*Short problem*.
Reproduce the listing below in full and without alteration, apart from its pictures.
— START OF Supplied material —
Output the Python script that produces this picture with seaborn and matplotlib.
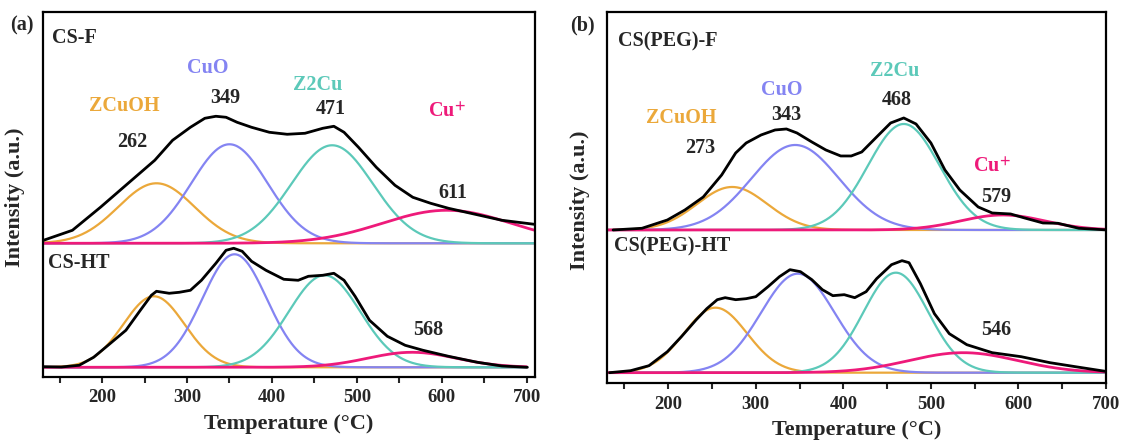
import numpy as np
import matplotlib
matplotlib.use("Agg")
import matplotlib.pyplot as plt
from matplotlib.ticker import MultipleLocator
import seaborn as sns

# measured H2-TPR curves (temperature in C, height above own baseline, a.u.)
csf_t = [131, 165, 198, 232, 262, 283, 304, 321, 334, 346, 359, 376, 397, 418, 439, 460, 473,
         485, 502, 523, 545, 566, 587, 608, 629, 650, 671, 709]
csf_h = [3, 13, 36, 61, 83, 103, 116, 125, 127, 126, 121, 116, 111, 109, 110, 115, 117,
         111, 96, 76, 58, 46, 40, 35, 31, 27, 23, 19]

csht_t = [131, 152, 173, 190, 207, 228, 245, 258, 264, 279, 291, 304, 317, 334, 346, 355, 365,
          376, 393, 414, 431, 443, 460, 473, 485, 498, 515, 536, 557, 578, 608, 642, 671, 701]
csht_h = [0.6, 0.3, 2, 10, 22, 37, 57, 72, 76, 74, 75, 77, 87, 104, 117, 119, 116,
          106, 97, 88, 87, 91, 92, 94, 87, 71, 47, 31, 22, 17, 11, 5, 1.3, 0]

pegf_t = [137, 170, 199, 219, 240, 261, 277, 289, 306, 322, 335, 347, 364, 380, 397, 409, 421,
          438, 454, 469, 483, 500, 516, 533, 554, 570, 591, 607, 628, 645, 669, 702]
pegf_h = [0, 1.7, 10, 20, 33, 55, 77, 87, 95, 100, 101, 97, 88, 80, 74, 74, 78,
          93, 107, 112, 106, 87, 60, 40, 23, 17, 16, 12, 7, 6.7, 1.7, 0]

peght_t = [133, 157, 178, 199, 215, 232, 244, 256, 265, 277, 289, 300, 314, 327, 339, 351, 364,
           376, 388, 401, 413, 426, 438, 455, 467, 475, 488, 504, 521, 541, 570, 603, 636, 665, 702]
peght_h = [0, 2, 7, 21, 36, 53, 64, 73, 75, 73, 74, 76, 86, 96, 103, 101, 93,
           83, 77, 78, 75, 81, 94, 108, 112, 110, 89, 59, 39, 28, 20, 16, 10, 6, 1]

# fitted peaks: ZCuOH, CuO, Z2Cu, Cu+  (centre, height, sigma)
csf_c, csf_a, csf_s = [264, 350, 471, 606], [60, 99, 98, 33], [45, 45, 48, 76]
csht_c, csht_a, csht_s = [261, 356, 462, 565], [71, 113, 92, 15], [36, 38, 42, 52]
pegf_c, pegf_a, pegf_s = [273, 345, 469, 582], [43, 85, 106, 15], [40, 50, 41, 48]
peght_c, peght_a, peght_s = [254, 348, 460, 537], [65, 99, 100, 20], [36, 42, 37, 62]

peak_names = ["ZCuOH", "CuO", "Z2Cu", "Cu$^{\\mathbf{+}}$"]
colors = ["#EBA83A", "#8484F2", "#5CC9B9", "#EE1A7A"]

sns.set_style("ticks")
plt.rcParams["font.family"] = ["Liberation Serif", "DejaVu Serif"]
plt.rcParams["font.weight"] = "bold"
plt.rcParams["mathtext.fontset"] = "stix"

fig = plt.figure(figsize=(11.24, 4.43), dpi=100)
ax_a = fig.add_axes([0.038, 0.1497, 0.438, 0.8226])
ax_b = fig.add_axes([0.540, 0.1348, 0.444, 0.8375])


def draw_set(ax, t, h, cen, amp, sig, base, xmax):
    xs = np.linspace(130, xmax, 600)
    for c, a, s, col in zip(cen, amp, sig, colors):
        g = a * np.exp(-(xs - c) ** 2 / (2 * s ** 2)) + base
        sns.lineplot(x=xs, y=g, ax=ax, color=col, linewidth=1.6 if col != colors[3] else 2.0)
    sns.lineplot(x=t, y=np.array(h) + base, ax=ax, color="black", linewidth=2.0)


# (a)
draw_set(ax_a, csf_t, csf_h, csf_c, csf_a, csf_s, 133.4, 710)
draw_set(ax_a, csht_t, csht_h, csht_c, csht_a, csht_s, 9.4, 700)
ax_a.set_xlim(130, 710)
ax_a.set_ylim(0, 364.4)

# (b)
draw_set(ax_b, pegf_t, pegf_h, pegf_c, pegf_a, pegf_s, 153.3, 700)
draw_set(ax_b, peght_t, peght_h, peght_c, peght_a, peght_s, 10.6, 700)
ax_b.set_xlim(130, 700)
ax_b.set_ylim(0, 371)

for ax in (ax_a, ax_b):
    ax.xaxis.set_major_locator(MultipleLocator(100))
    ax.xaxis.set_minor_locator(MultipleLocator(50))
    ax.set_yticks([])
    ax.tick_params(axis="x", which="both", direction="out", length=4, width=1.5,
                   labelsize=13.5, pad=5)
    for sp in ax.spines.values():
        sp.set_visible(True)
        sp.set_linewidth(1.6)
        sp.set_color("black")
    for lab in ax.get_xticklabels():
        lab.set_fontweight("bold")
    ax.set_xlabel("")
    ax.set_ylabel("")

fs = 14.5
# panel (a) annotations
ax_a.text(226, 270.7, peak_names[0], color=colors[0], fontsize=fs, ha="center", va="center")
ax_a.text(325, 308.7, peak_names[1], color=colors[1], fontsize=fs, ha="center", va="center")
ax_a.text(454, 291.7, peak_names[2], color=colors[2], fontsize=fs, ha="center", va="center")
ax_a.text(606, 264.7, peak_names[3], color=colors[3], fontsize=fs, ha="center", va="center")
for x, y, s in [(236, 234.7, "262"), (345, 278.7, "349"), (469, 267.7, "471"),
                (613, 183.7, "611"), (584, 46.7, "568")]:
    ax_a.text(x, y, s, fontsize=fs, ha="center", va="center")
ax_a.text(0.018, 0.929, "CS-F", transform=ax_a.transAxes, fontsize=fs, va="center")
ax_a.text(0.010, 0.312, "CS-HT", transform=ax_a.transAxes, fontsize=fs, va="center")

# panel (b) annotations
ax_b.text(215, 265.3, peak_names[0], color=colors[0], fontsize=fs, ha="center", va="center")
ax_b.text(330, 293.3, peak_names[1], color=colors[1], fontsize=fs, ha="center", va="center")
ax_b.text(459, 312.6, peak_names[2], color=colors[2], fontsize=fs, ha="center", va="center")
ax_b.text(570, 216.3, peak_names[3], color=colors[3], fontsize=fs, ha="center", va="center")
for x, y, s in [(236, 235.3, "273"), (335, 268.3, "343"), (461, 283.3, "468"),
                (574, 186.3, "579"), (574, 53.3, "546")]:
    ax_b.text(x, y, s, fontsize=fs, ha="center", va="center")
ax_b.text(0.023, 0.921, "CS(PEG)-F", transform=ax_b.transAxes, fontsize=fs, va="center")
ax_b.text(0.014, 0.368, "CS(PEG)-HT", transform=ax_b.transAxes, fontsize=fs, va="center")

# panel letters and axis titles
fig.text(0.0196, 0.9436, "(a)", fontsize=fs, ha="center", va="center")
fig.text(0.518, 0.9436, "(b)", fontsize=fs, ha="center", va="center")
fig.text(15 / 1124, 1 - 197 / 443, "Intensity (a.u.)", rotation=90, fontsize=16,
         ha="center", va="center")
fig.text(580 / 1124, 1 - 200 / 443, "Intensity (a.u.)", rotation=90, fontsize=16,
         ha="center", va="center")
fig.text(289 / 1124, 1 - 424 / 443, "Temperature (\u00b0C)", fontsize=16, ha="center", va="center")
fig.text(857 / 1124, 1 - 430 / 443, "Temperature (\u00b0C)", fontsize=16, ha="center", va="center")

fig.savefig("out.png", dpi=100)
— END OF Supplied material —
*Written solution*.
Output the Python script that produces this picture with seaborn and matplotlib.
import numpy as np
import matplotlib
matplotlib.use("Agg")
import matplotlib.pyplot as plt
from matplotlib.ticker import MultipleLocator
import seaborn as sns

# measured H2-TPR curves (temperature in C, height above own baseline, a.u.)
csf_t = [131, 165, 198, 232, 262, 283, 304, 321, 334, 346, 359, 376, 397, 418, 439, 460, 473,
         485, 502, 523, 545, 566, 587, 608, 629, 650, 671, 709]
csf_h = [3, 13, 36, 61, 83, 103, 116, 125, 127, 126, 121, 116, 111, 109, 110, 115, 117,
         111, 96, 76, 58, 46, 40, 35, 31, 27, 23, 19]

csht_t = [131, 152, 173, 190, 207, 228, 245, 258, 264, 279, 291, 304, 317, 334, 346, 355, 365,
          376, 393, 414, 431, 443, 460, 473, 485, 498, 515, 536, 557, 578, 608, 642, 671, 701]
csht_h = [0.6, 0.3, 2, 10, 22, 37, 57, 72, 76, 74, 75, 77, 87, 104, 117, 119, 116,
          106, 97, 88, 87, 91, 92, 94, 87, 71, 47, 31, 22, 17, 11, 5, 1.3, 0]

pegf_t = [137, 170, 199, 219, 240, 261, 277, 289, 306, 322, 335, 347, 364, 380, 397, 409, 421,
          438, 454, 469, 483, 500, 516, 533, 554, 570, 591, 607, 628, 645, 669, 702]
pegf_h = [0, 1.7, 10, 20, 33, 55, 77, 87, 95, 100, 101, 97, 88, 80, 74, 74, 78,
          93, 107, 112, 106, 87, 60, 40, 23, 17, 16, 12, 7, 6.7, 1.7, 0]

peght_t = [133, 157, 178, 199, 215, 232, 244, 256, 265, 277, 289, 300, 314, 327, 339, 351, 364,
           376, 388, 401, 413, 426, 438, 455, 467, 475, 488, 504, 521, 541, 570, 603, 636, 665, 702]
peght_h = [0, 2, 7, 21, 36, 53, 64, 73, 75, 73, 74, 76, 86, 96, 103, 101, 93,
           83, 77, 78, 75, 81, 94, 108, 112, 110, 89, 59, 39, 28, 20, 16, 10, 6, 1]

# fitted peaks: ZCuOH, CuO, Z2Cu, Cu+  (centre, height, sigma)
csf_c, csf_a, csf_s = [264, 350, 471, 606], [60, 99, 98, 33], [45, 45, 48, 76]
csht_c, csht_a, csht_s = [261, 356, 462, 565], [71, 113, 92, 15], [36, 38, 42, 52]
pegf_c, pegf_a, pegf_s = [273, 345, 469, 582], [43, 85, 106, 15], [40, 50, 41, 48]
peght_c, peght_a, peght_s = [254, 348, 460, 537], [65, 99, 100, 20], [36, 42, 37, 62]

peak_names = ["ZCuOH", "CuO", "Z2Cu", "Cu$^{\\mathbf{+}}$"]
colors = ["#EBA83A", "#8484F2", "#5CC9B9", "#EE1A7A"]

sns.set_style("ticks")
plt.rcParams["font.family"] = ["Liberation Serif", "DejaVu Serif"]
plt.rcParams["font.weight"] = "bold"
plt.rcParams["mathtext.fontset"] = "stix"

fig = plt.figure(figsize=(11.24, 4.43), dpi=100)
ax_a = fig.add_axes([0.038, 0.1497, 0.438, 0.8226])
ax_b = fig.add_axes([0.540, 0.1348, 0.444, 0.8375])


def draw_set(ax, t, h, cen, amp, sig, base, xmax):
    xs = np.linspace(130, xmax, 600)
    for c, a, s, col in zip(cen, amp, sig, colors):
        g = a * np.exp(-(xs - c) ** 2 / (2 * s ** 2)) + base
        sns.lineplot(x=xs, y=g, ax=ax, color=col, linewidth=1.6 if col != colors[3] else 2.0)
    sns.lineplot(x=t, y=np.array(h) + base, ax=ax, color="black", linewidth=2.0)


# (a)
draw_set(ax_a, csf_t, csf_h, csf_c, csf_a, csf_s, 133.4, 710)
draw_set(ax_a, csht_t, csht_h, csht_c, csht_a, csht_s, 9.4, 700)
ax_a.set_xlim(130, 710)
ax_a.set_ylim(0, 364.4)

# (b)
draw_set(ax_b, pegf_t, pegf_h, pegf_c, pegf_a, pegf_s, 153.3, 700)
draw_set(ax_b, peght_t, peght_h, peght_c, peght_a, peght_s, 10.6, 700)
ax_b.set_xlim(130, 700)
ax_b.set_ylim(0, 371)

for ax in (ax_a, ax_b):
    ax.xaxis.set_major_locator(MultipleLocator(100))
    ax.xaxis.set_minor_locator(MultipleLocator(50))
    ax.set_yticks([])
    ax.tick_params(axis="x", which="both", direction="out", length=4, width=1.5,
                   labelsize=13.5, pad=5)
    for sp in ax.spines.values():
        sp.set_visible(True)
        sp.set_linewidth(1.6)
        sp.set_color("black")
    for lab in ax.get_xticklabels():
        lab.set_fontweight("bold")
    ax.set_xlabel("")
    ax.set_ylabel("")

fs = 14.5
# panel (a) annotations
ax_a.text(226, 270.7, peak_names[0], color=colors[0], fontsize=fs, ha="center", va="center")
ax_a.text(325, 308.7, peak_names[1], color=colors[1], fontsize=fs, ha="center", va="center")
ax_a.text(454, 291.7, peak_names[2], color=colors[2], fontsize=fs, ha="center", va="center")
ax_a.text(606, 264.7, peak_names[3], color=colors[3], fontsize=fs, ha="center", va="center")
for x, y, s in [(236, 234.7, "262"), (345, 278.7, "349"), (469, 267.7, "471"),
                (613, 183.7, "611"), (584, 46.7, "568")]:
    ax_a.text(x, y, s, fontsize=fs, ha="center", va="center")
ax_a.text(0.018, 0.929, "CS-F", transform=ax_a.transAxes, fontsize=fs, va="center")
ax_a.text(0.010, 0.312, "CS-HT", transform=ax_a.transAxes, fontsize=fs, va="center")

# panel (b) annotations
ax_b.text(215, 265.3, peak_names[0], color=colors[0], fontsize=fs, ha="center", va="center")
ax_b.text(330, 293.3, peak_names[1], color=colors[1], fontsize=fs, ha="center", va="center")
ax_b.text(459, 312.6, peak_names[2], color=colors[2], fontsize=fs, ha="center", va="center")
ax_b.text(570, 216.3, peak_names[3], color=colors[3], fontsize=fs, ha="center", va="center")
for x, y, s in [(236, 235.3, "273"), (335, 268.3, "343"), (461, 283.3, "468"),
                (574, 186.3, "579"), (574, 53.3, "546")]:
    ax_b.text(x, y, s, fontsize=fs, ha="center", va="center")
ax_b.text(0.023, 0.921, "CS(PEG)-F", transform=ax_b.transAxes, fontsize=fs, va="center")
ax_b.text(0.014, 0.368, "CS(PEG)-HT", transform=ax_b.transAxes, fontsize=fs, va="center")

# panel letters and axis titles
fig.text(0.0196, 0.9436, "(a)", fontsize=fs, ha="center", va="center")
fig.text(0.518, 0.9436, "(b)", fontsize=fs, ha="center", va="center")
fig.text(15 / 1124, 1 - 197 / 443, "Intensity (a.u.)", rotation=90, fontsize=16,
         ha="center", va="center")
fig.text(580 / 1124, 1 - 200 / 443, "Intensity (a.u.)", rotation=90, fontsize=16,
         ha="center", va="center")
fig.text(289 / 1124, 1 - 424 / 443, "Temperature (\u00b0C)", fontsize=16, ha="center", va="center")
fig.text(857 / 1124, 1 - 430 / 443, "Temperature (\u00b0C)", fontsize=16, ha="center", va="center")

fig.savefig("out.png", dpi=100)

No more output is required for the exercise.